• _WHAT NEEDS TO BE DONE_:
Output all the data exactly. Pictures do not belong in the copy.

• _INFORMATION SHOWN_:
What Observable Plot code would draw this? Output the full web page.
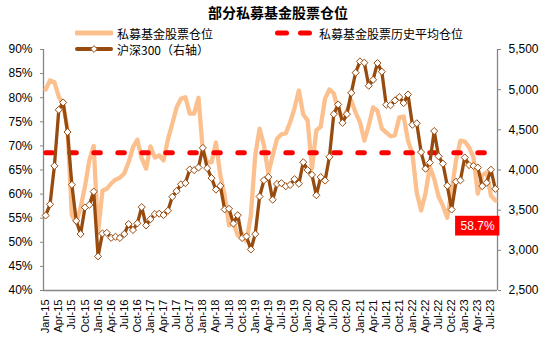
<!DOCTYPE html>
<html><head><meta charset="utf-8">
<script src="https://cdn.jsdelivr.net/npm/d3@7"></script>
<script src="https://cdn.jsdelivr.net/npm/@observablehq/plot@0.6"></script>
<style>
body{margin:0;background:#fff;}
#chart{position:relative;width:541px;height:341px;overflow:hidden;}
.cn{font-family:"Noto Sans CJK SC","Noto Sans",sans-serif;color:#000;}
#title{position:absolute;left:208px;top:2px;font-size:14px;font-weight:700;white-space:nowrap;}
.leg{position:absolute;font-size:12px;white-space:nowrap;display:flex;align-items:center;height:16px;}
.leg svg{margin-right:4px;}
</style></head>
<body>
<div id="chart">
  <div id="title" class="cn">部分私募基金股票仓位</div>
</div>
<script>
// ---- data (Jan-15 .. Aug-23, monthly) ----
const positionPct = [
81.7,83.6,83.2,80.2,78.5,73.5,55.6,54.1,57.2,61.6,67.0,70.0,
52.0,60.7,61.1,62.2,63.0,63.4,64.3,66.6,69.7,71.3,67.4,65.3,
69.9,67.6,68.0,67.0,71.3,74.6,78.0,79.8,80.1,76.7,76.7,80.0,
69.0,66.6,66.6,70.7,63.9,59.7,53.5,54.1,51.4,51.8,50.2,55.6,
68.0,73.6,70.1,64.3,68.0,71.5,72.4,72.6,74.9,77.8,81.5,76.5,
75.3,65.3,73.2,74.0,79.8,81.7,80.9,77.3,75.7,77.3,79.4,76.9,
74.9,71.1,74.2,78.0,77.3,73.6,72.8,72.0,72.2,75.9,76.1,71.1,
68.4,60.3,56.6,60.1,65.7,63.2,59.5,57.6,55.1,60.7,67.0,71.1,
70.9,69.7,67.6,60.1,63.9,64.5,59.7,58.7];
const hs300 = [
3434,3573,4051,4749,4841,4473,3816,3367,3203,3534,3566,3731,
2925,3210,3218,3156,3169,3154,3203,3327,3253,3336,3538,3310,
3387,3452,3456,3439,3493,3666,3737,3822,3837,4006,3998,4031,
4275,4023,3899,3756,3802,3510,3517,3334,3438,3153,3173,3011,
3202,3670,3873,3913,3630,3826,3836,3799,3814,3886,3829,4097,
3999,3940,3686,3912,3868,4164,4695,4816,4587,4695,4960,5211,
5352,5336,5049,5123,5331,5224,4812,4806,4866,4908,4833,4940,
4564,4581,4223,4016,4091,4485,4170,4079,3804,3508,3854,3872,
4156,4061,4051,4030,3799,3842,4003,3765];
const avgPosition = 68.6;
const xTickLabels = ["Jan-15","Apr-15","Jul-15","Oct-15","Jan-16","Apr-16","Jul-16","Oct-16",
"Jan-17","Apr-17","Jul-17","Oct-17","Jan-18","Apr-18","Jul-18","Oct-18",
"Jan-19","Apr-19","Jul-19","Oct-19","Jan-20","Apr-20","Jul-20","Oct-20",
"Jan-21","Apr-21","Jul-21","Oct-21","Jan-22","Apr-22","Jul-22","Oct-22",
"Jan-23","Apr-23","Jul-23"];
const leftTicks = [40,45,50,55,60,65,70,75,80,85,90];
const rightTicks = [2500,3000,3500,4000,4500,5000,5500];
const seriesNames = ["私募基金股票仓位","沪深300（右轴）","私募基金股票历史平均仓位"];

// ---- build ----
const C_POS = "#FBC08E", C_HS = "#974B0E", C_AVG = "#FF0000", C_AX = "#868686";
const toPct = v => 40 + (v - 2500) / 3000 * 50;
const fromPct = p => 2500 + (p - 40) * 60;
const rows = hs300.map((v, i) => ({i, pos: positionPct[i], hs: toPct(v)}));
const last = rows[rows.length - 1];
const n = rows.length;

const plot = Plot.plot({
  width: 541, height: 341,
  marginLeft: 43, marginRight: 44, marginTop: 49, marginBottom: 51,
  x: {domain: [-0.5, n - 0.5]},
  y: {domain: [40, 90]},
  style: {fontFamily: "'Liberation Sans', Arial, sans-serif", fontSize: "12px", color: "#000", background: "transparent", overflow: "visible"},
  marks: [
    Plot.ruleX([-0.5], {stroke: C_AX, strokeWidth: 1.3}),
    Plot.ruleX([n - 0.5], {stroke: C_AX, strokeWidth: 1.3}),
    Plot.ruleY([40], {stroke: C_AX, strokeWidth: 1.3}),
    Plot.axisY({ticks: leftTicks, tickFormat: d => d + "%", tickSize: 3, tickPadding: 8, stroke: C_AX, label: null, fontSize: 12}),
    Plot.axisY({anchor: "right", ticks: rightTicks.map(toPct), tickFormat: d => d3.format(",")(Math.round(fromPct(d))), tickSize: 3, tickPadding: 8, stroke: C_AX, label: null, fontSize: 12}),
    Plot.axisX({ticks: xTickLabels.map((_, k) => k * 3), tickFormat: d => xTickLabels[Math.round(d / 3)], tickRotate: -90, tickSize: 0, tickPadding: 9, label: null, fontSize: 11}),
    Plot.line(rows, {x: "i", y: "pos", stroke: C_POS, strokeWidth: 4.3, strokeLinejoin: "round", strokeLinecap: "round"}),
    Plot.ruleY([avgPosition], {stroke: C_AVG, strokeWidth: 5, strokeDasharray: "6.5,17.5", strokeDashoffset: -2.8, strokeLinecap: "round"}),
    Plot.line(rows, {x: "i", y: "hs", stroke: C_HS, strokeWidth: 3.3, strokeLinejoin: "round"}),
    Plot.dot(rows, {x: "i", y: "hs", symbol: "diamond2", r: 3.2, fill: "white", stroke: C_HS, strokeWidth: 1}),
    Plot.rect([last], {x1: d => d.i - 9.1, x2: d => d.i + 1.05, y1: d => d.pos - 7.4, y2: d => d.pos - 3.3, fill: C_AVG}),
    Plot.text([last], {x: d => d.i - 4.05, y: d => d.pos - 5.35, text: d => d.pos.toFixed(1) + "%", fill: "white", fontSize: 12})
  ]
});
const chart = document.getElementById("chart");
chart.appendChild(plot);

// ---- legend ----
function legendItem(left, top, swatch, label) {
  const d = document.createElement("div");
  d.className = "leg cn";
  d.style.left = left + "px"; d.style.top = top + "px";
  d.innerHTML = swatch + "<span>" + label + "</span>";
  chart.appendChild(d);
}
legendItem(75, 25, `<svg width="38" height="10"><line x1="2" y1="5" x2="36" y2="5" stroke="${C_POS}" stroke-width="5" stroke-linecap="round"/></svg>`, seriesNames[0]);
legendItem(75, 41, `<svg width="38" height="10"><line x1="2" y1="5" x2="36" y2="5" stroke="${C_HS}" stroke-width="4" stroke-linecap="round"/><path d="M19,1.6L22.4,5L19,8.4L15.6,5Z" fill="white" stroke="${C_HS}" stroke-width="1"/></svg>`, seriesNames[1]);
legendItem(275, 25, `<svg width="40" height="10"><line x1="2.5" y1="5" x2="37.5" y2="5" stroke="${C_AVG}" stroke-width="5" stroke-dasharray="9,14" stroke-linecap="round"/></svg>`, seriesNames[2]);
</script>
</body></html>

• _TASK RESPONSE_:
What Observable Plot code would draw this? Output the full web page.
<!DOCTYPE html>
<html><head><meta charset="utf-8">
<script src="https://cdn.jsdelivr.net/npm/d3@7"></script>
<script src="https://cdn.jsdelivr.net/npm/@observablehq/plot@0.6"></script>
<style>
body{margin:0;background:#fff;}
#chart{position:relative;width:541px;height:341px;overflow:hidden;}
.cn{font-family:"Noto Sans CJK SC","Noto Sans",sans-serif;color:#000;}
#title{position:absolute;left:208px;top:2px;font-size:14px;font-weight:700;white-space:nowrap;}
.leg{position:absolute;font-size:12px;white-space:nowrap;display:flex;align-items:center;height:16px;}
.leg svg{margin-right:4px;}
</style></head>
<body>
<div id="chart">
  <div id="title" class="cn">部分私募基金股票仓位</div>
</div>
<script>
// ---- data (Jan-15 .. Aug-23, monthly) ----
const positionPct = [
81.7,83.6,83.2,80.2,78.5,73.5,55.6,54.1,57.2,61.6,67.0,70.0,
52.0,60.7,61.1,62.2,63.0,63.4,64.3,66.6,69.7,71.3,67.4,65.3,
69.9,67.6,68.0,67.0,71.3,74.6,78.0,79.8,80.1,76.7,76.7,80.0,
69.0,66.6,66.6,70.7,63.9,59.7,53.5,54.1,51.4,51.8,50.2,55.6,
68.0,73.6,70.1,64.3,68.0,71.5,72.4,72.6,74.9,77.8,81.5,76.5,
75.3,65.3,73.2,74.0,79.8,81.7,80.9,77.3,75.7,77.3,79.4,76.9,
74.9,71.1,74.2,78.0,77.3,73.6,72.8,72.0,72.2,75.9,76.1,71.1,
68.4,60.3,56.6,60.1,65.7,63.2,59.5,57.6,55.1,60.7,67.0,71.1,
70.9,69.7,67.6,60.1,63.9,64.5,59.7,58.7];
const hs300 = [
3434,3573,4051,4749,4841,4473,3816,3367,3203,3534,3566,3731,
2925,3210,3218,3156,3169,3154,3203,3327,3253,3336,3538,3310,
3387,3452,3456,3439,3493,3666,3737,3822,3837,4006,3998,4031,
4275,4023,3899,3756,3802,3510,3517,3334,3438,3153,3173,3011,
3202,3670,3873,3913,3630,3826,3836,3799,3814,3886,3829,4097,
3999,3940,3686,3912,3868,4164,4695,4816,4587,4695,4960,5211,
5352,5336,5049,5123,5331,5224,4812,4806,4866,4908,4833,4940,
4564,4581,4223,4016,4091,4485,4170,4079,3804,3508,3854,3872,
4156,4061,4051,4030,3799,3842,4003,3765];
const avgPosition = 68.6;
const xTickLabels = ["Jan-15","Apr-15","Jul-15","Oct-15","Jan-16","Apr-16","Jul-16","Oct-16",
"Jan-17","Apr-17","Jul-17","Oct-17","Jan-18","Apr-18","Jul-18","Oct-18",
"Jan-19","Apr-19","Jul-19","Oct-19","Jan-20","Apr-20","Jul-20","Oct-20",
"Jan-21","Apr-21","Jul-21","Oct-21","Jan-22","Apr-22","Jul-22","Oct-22",
"Jan-23","Apr-23","Jul-23"];
const leftTicks = [40,45,50,55,60,65,70,75,80,85,90];
const rightTicks = [2500,3000,3500,4000,4500,5000,5500];
const seriesNames = ["私募基金股票仓位","沪深300（右轴）","私募基金股票历史平均仓位"];

// ---- build ----
const C_POS = "#FBC08E", C_HS = "#974B0E", C_AVG = "#FF0000", C_AX = "#868686";
const toPct = v => 40 + (v - 2500) / 3000 * 50;
const fromPct = p => 2500 + (p - 40) * 60;
const rows = hs300.map((v, i) => ({i, pos: positionPct[i], hs: toPct(v)}));
const last = rows[rows.length - 1];
const n = rows.length;

const plot = Plot.plot({
  width: 541, height: 341,
  marginLeft: 43, marginRight: 44, marginTop: 49, marginBottom: 51,
  x: {domain: [-0.5, n - 0.5]},
  y: {domain: [40, 90]},
  style: {fontFamily: "'Liberation Sans', Arial, sans-serif", fontSize: "12px", color: "#000", background: "transparent", overflow: "visible"},
  marks: [
    Plot.ruleX([-0.5], {stroke: C_AX, strokeWidth: 1.3}),
    Plot.ruleX([n - 0.5], {stroke: C_AX, strokeWidth: 1.3}),
    Plot.ruleY([40], {stroke: C_AX, strokeWidth: 1.3}),
    Plot.axisY({ticks: leftTicks, tickFormat: d => d + "%", tickSize: 3, tickPadding: 8, stroke: C_AX, label: null, fontSize: 12}),
    Plot.axisY({anchor: "right", ticks: rightTicks.map(toPct), tickFormat: d => d3.format(",")(Math.round(fromPct(d))), tickSize: 3, tickPadding: 8, stroke: C_AX, label: null, fontSize: 12}),
    Plot.axisX({ticks: xTickLabels.map((_, k) => k * 3), tickFormat: d => xTickLabels[Math.round(d / 3)], tickRotate: -90, tickSize: 0, tickPadding: 9, label: null, fontSize: 11}),
    Plot.line(rows, {x: "i", y: "pos", stroke: C_POS, strokeWidth: 4.3, strokeLinejoin: "round", strokeLinecap: "round"}),
    Plot.ruleY([avgPosition], {stroke: C_AVG, strokeWidth: 5, strokeDasharray: "6.5,17.5", strokeDashoffset: -2.8, strokeLinecap: "round"}),
    Plot.line(rows, {x: "i", y: "hs", stroke: C_HS, strokeWidth: 3.3, strokeLinejoin: "round"}),
    Plot.dot(rows, {x: "i", y: "hs", symbol: "diamond2", r: 3.2, fill: "white", stroke: C_HS, strokeWidth: 1}),
    Plot.rect([last], {x1: d => d.i - 9.1, x2: d => d.i + 1.05, y1: d => d.pos - 7.4, y2: d => d.pos - 3.3, fill: C_AVG}),
    Plot.text([last], {x: d => d.i - 4.05, y: d => d.pos - 5.35, text: d => d.pos.toFixed(1) + "%", fill: "white", fontSize: 12})
  ]
});
const chart = document.getElementById("chart");
chart.appendChild(plot);

// ---- legend ----
function legendItem(left, top, swatch, label) {
  const d = document.createElement("div");
  d.className = "leg cn";
  d.style.left = left + "px"; d.style.top = top + "px";
  d.innerHTML = swatch + "<span>" + label + "</span>";
  chart.appendChild(d);
}
legendItem(75, 25, `<svg width="38" height="10"><line x1="2" y1="5" x2="36" y2="5" stroke="${C_POS}" stroke-width="5" stroke-linecap="round"/></svg>`, seriesNames[0]);
legendItem(75, 41, `<svg width="38" height="10"><line x1="2" y1="5" x2="36" y2="5" stroke="${C_HS}" stroke-width="4" stroke-linecap="round"/><path d="M19,1.6L22.4,5L19,8.4L15.6,5Z" fill="white" stroke="${C_HS}" stroke-width="1"/></svg>`, seriesNames[1]);
legendItem(275, 25, `<svg width="40" height="10"><line x1="2.5" y1="5" x2="37.5" y2="5" stroke="${C_AVG}" stroke-width="5" stroke-dasharray="9,14" stroke-linecap="round"/></svg>`, seriesNames[2]);
</script>
</body></html>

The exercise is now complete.